Yesterday a mother violated the right of her daughter by accessing her Facebook account and deleting some of her friends, me being one of them. It will not change the friendship the girl and I have, but it will change the relationship between mother and daughter and the girl will have learned distrust.

I grew up with a very strict mother who had hard and unrelenting rules. This was not always easy but she could be trusted in that she never violated my privacy; she didn’t search my room, read my diary or go through my pockets, even when she had (rightly) suspicions of rule-breaking such as smoking or alcohol. She allowed us children the sanctuary of our own space. Respect! More than that, she showed me a trust that I brought into my own motherhood and there is trust between my children and myself. Thank you Mother.
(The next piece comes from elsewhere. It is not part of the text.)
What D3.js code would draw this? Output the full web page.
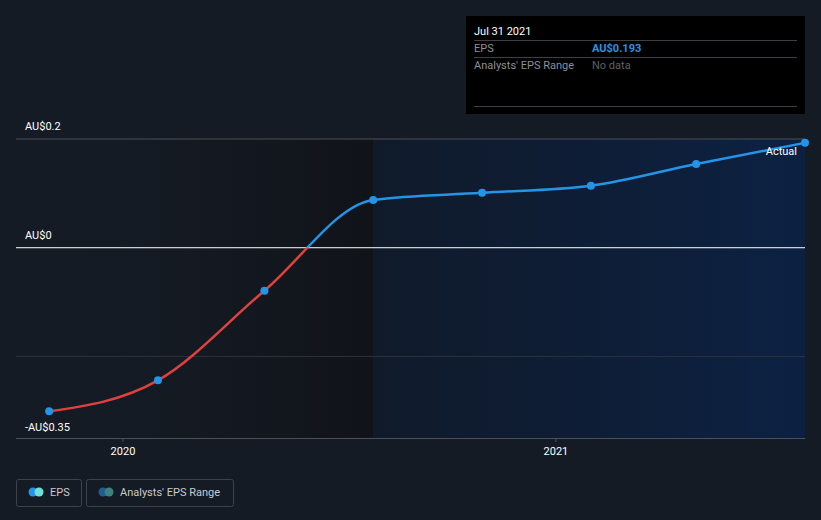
<!DOCTYPE html>
<html><head><meta charset="utf-8">
<script src="https://cdn.jsdelivr.net/npm/d3@7"></script>
<style>
body{margin:0;background:#151b25;}
svg{display:block;font-family:Roboto,"Noto Sans",sans-serif;}
</style></head>
<body><svg id="c" width="821" height="520"></svg>
<script>
const dates = ["2019-10-31","2020-01-31","2020-04-30","2020-07-31","2020-10-31","2021-01-31","2021-04-30","2021-07-31"];
const eps = [-0.301, -0.244, -0.079, 0.088, 0.101, 0.114, 0.154, 0.193];
const yTicks = [0.2, 0, -0.2];
const yTickLabels = ["AU$0.2", "AU$0", ""];
const bottomLabel = "-AU$0.35";
const xTickYears = [2020, 2021];

const parse = d3.utcParse("%Y-%m-%d");
const data = dates.map((d,i)=>({date:parse(d), v:eps[i]}));
const svg = d3.select("#c");
const L=16, R=805, T=139, B=438;
const x = d3.scaleUtc().domain([new Date(Date.UTC(2019,9,3)), parse("2021-07-31")]).range([L,R]);
const y = d3.scaleLinear().domain([-0.35,0.2]).range([B,T]);

const defs = svg.append("defs");
const g1 = defs.append("linearGradient").attr("id","gl").attr("x1","0").attr("x2","1");
g1.append("stop").attr("offset","0").attr("stop-color","#151b25").attr("stop-opacity",0);
g1.append("stop").attr("offset","1").attr("stop-color","#101318").attr("stop-opacity",1);
const g2 = defs.append("linearGradient").attr("id","gr").attr("x1","0").attr("x2","1");
g2.append("stop").attr("offset","0").attr("stop-color","#101a2a");
g2.append("stop").attr("offset","1").attr("stop-color","#0c2142");

const splitX = x(parse("2020-07-31"));
svg.append("rect").attr("x",L).attr("y",T).attr("width",splitX-L).attr("height",B-T).attr("fill","url(#gl)");
svg.append("rect").attr("x",splitX).attr("y",T).attr("width",R-splitX).attr("height",B-T).attr("fill","url(#gr)");

// gridlines
yTicks.forEach((t,i)=>{
  svg.append("line").attr("x1",L).attr("x2",R).attr("y1",y(t)).attr("y2",y(t))
    .attr("stroke", t===0 ? "#ffffff" : (t===0.2 ? "#4a4f5a" : "#2c323d")).attr("stroke-width",1);
  if(yTickLabels[i]) svg.append("text").attr("x",25).attr("y",y(t)-9).attr("fill","#ffffff")
    .attr("font-size",11).text(yTickLabels[i]);
});
svg.append("text").attr("x",25).attr("y",431).attr("fill","#ffffff").attr("font-size",11).text(bottomLabel);

// x axis
const xAxis = d3.axisBottom(x).tickValues(xTickYears.map(yv=>new Date(Date.UTC(yv,0,1))))
  .tickFormat(d3.utcFormat("%Y")).tickSize(4).tickPadding(5);
const ax = svg.append("g").attr("transform",`translate(0,${B})`).call(xAxis);
ax.select(".domain").attr("stroke","#4a4f5a").attr("d",`M${L},0.5H${R}`);
ax.selectAll(".tick line").attr("stroke","#4a4f5a");
ax.selectAll(".tick text").attr("fill","#ffffff").attr("font-size",11).attr("font-family","Roboto,sans-serif");

// line split by sign
const line = d3.line().x(d=>x(d.date)).y(d=>y(d.v)).curve(d3.curveMonotoneX);
const y0 = y(0);
defs.append("clipPath").attr("id","above").append("rect").attr("x",0).attr("y",0).attr("width",821).attr("height",y0);
defs.append("clipPath").attr("id","below").append("rect").attr("x",0).attr("y",y0).attr("width",821).attr("height",520-y0);
svg.append("path").datum(data).attr("d",line).attr("fill","none").attr("stroke","#e0413f").attr("stroke-width",2.5).attr("clip-path","url(#below)");
svg.append("path").datum(data).attr("d",line).attr("fill","none").attr("stroke","#2394e6").attr("stroke-width",2.5).attr("clip-path","url(#above)");
svg.selectAll("circle.pt").data(data).join("circle").attr("class","pt")
  .attr("cx",d=>x(d.date)).attr("cy",d=>y(d.v)).attr("r",4).attr("fill","#2394e6");

svg.append("text").attr("x",797).attr("y",155).attr("text-anchor","end").attr("fill","#ffffff").attr("font-size",11).text("Actual");

// tooltip
const tt = svg.append("g");
tt.append("rect").attr("x",466).attr("y",16).attr("width",339).attr("height",98).attr("fill","#000000");
tt.append("text").attr("x",474).attr("y",35).attr("fill","#ffffff").attr("font-size",11).text("Jul 31 2021");
[40,57,106].forEach(yy=>tt.append("line").attr("x1",474).attr("x2",797).attr("y1",yy+0.5).attr("y2",yy+0.5).attr("stroke","#3d3f44"));
tt.append("text").attr("x",474).attr("y",52).attr("fill","#8c8f95").attr("font-size",11).text("EPS");
tt.append("text").attr("x",592).attr("y",52).attr("fill","#2394e6").attr("font-size",11).attr("font-weight","bold").text("AU$" + eps[eps.length-1].toFixed(3));
tt.append("text").attr("x",474).attr("y",69).attr("fill","#8c8f95").attr("font-size",11).text("Analysts' EPS Range");
tt.append("text").attr("x",592).attr("y",69).attr("fill","#5d6066").attr("font-size",11).text("No data");

// legend
const lg = svg.append("g");
lg.append("rect").attr("x",16.5).attr("y",479.5).attr("width",65).attr("height",27).attr("rx",2).attr("fill","none").attr("stroke","#3d424c");
lg.append("circle").attr("cx",33).attr("cy",492).attr("r",4.5).attr("fill","#2394e6");
lg.append("circle").attr("cx",39).attr("cy",492).attr("r",4.5).attr("fill","#6fe0d8");
lg.append("text").attr("x",50).attr("y",496).attr("fill","#c8cacd").attr("font-size",11).text("EPS");
lg.append("rect").attr("x",86.5).attr("y",479.5).attr("width",147).attr("height",27).attr("rx",2).attr("fill","none").attr("stroke","#3d424c");
lg.append("circle").attr("cx",103).attr("cy",492).attr("r",4.5).attr("fill","#1f5f8e");
lg.append("circle").attr("cx",109).attr("cy",492).attr("r",4.5).attr("fill","#3f8080");
lg.append("text").attr("x",120).attr("y",496).attr("fill","#c8cacd").attr("font-size",11).text("Analysts' EPS Range");
</script></body></html>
The Facebook affair had me thinking; Why is it that parents feel that they have the right to violate their children’s privacy? And demand that the child accepts and respects this? Would they accept any such thing from the child? Of course not, one unauthorized riffle through the jewellery-box and the child is told how bad it is…

The right to make choices without explaining ourselves…what about that one? For example if you say no to somebody, they might demand an explanation as to why. It’s none of their business, they should respect your right to say no. But maybe you are the kind of person that demands explanations? When we make personal choices, we are not accountable to others. If the choice is a bad one, we will have to live with the consequences – accountability is always to the self.

We violate the rights of others in so many little ways every day without thinking about it; by parking in the handicap-place, leaving the lunchroom dirty, demanding attention, cutting ahead in a queue, telling a lie… We all do it, unintentionally, because we take the right. But when somebody does that to us, we get upset and indignantly exclaim: “Who gave him/her the right!” or “You have no right to…”

Moral: If we can’t live within an arena of equal rights in our personal sphere, how on earth can we expect equal rights in a larger arena such as workplace, sexuality, gender, colour. Everything starts at home and it starts at a very early age.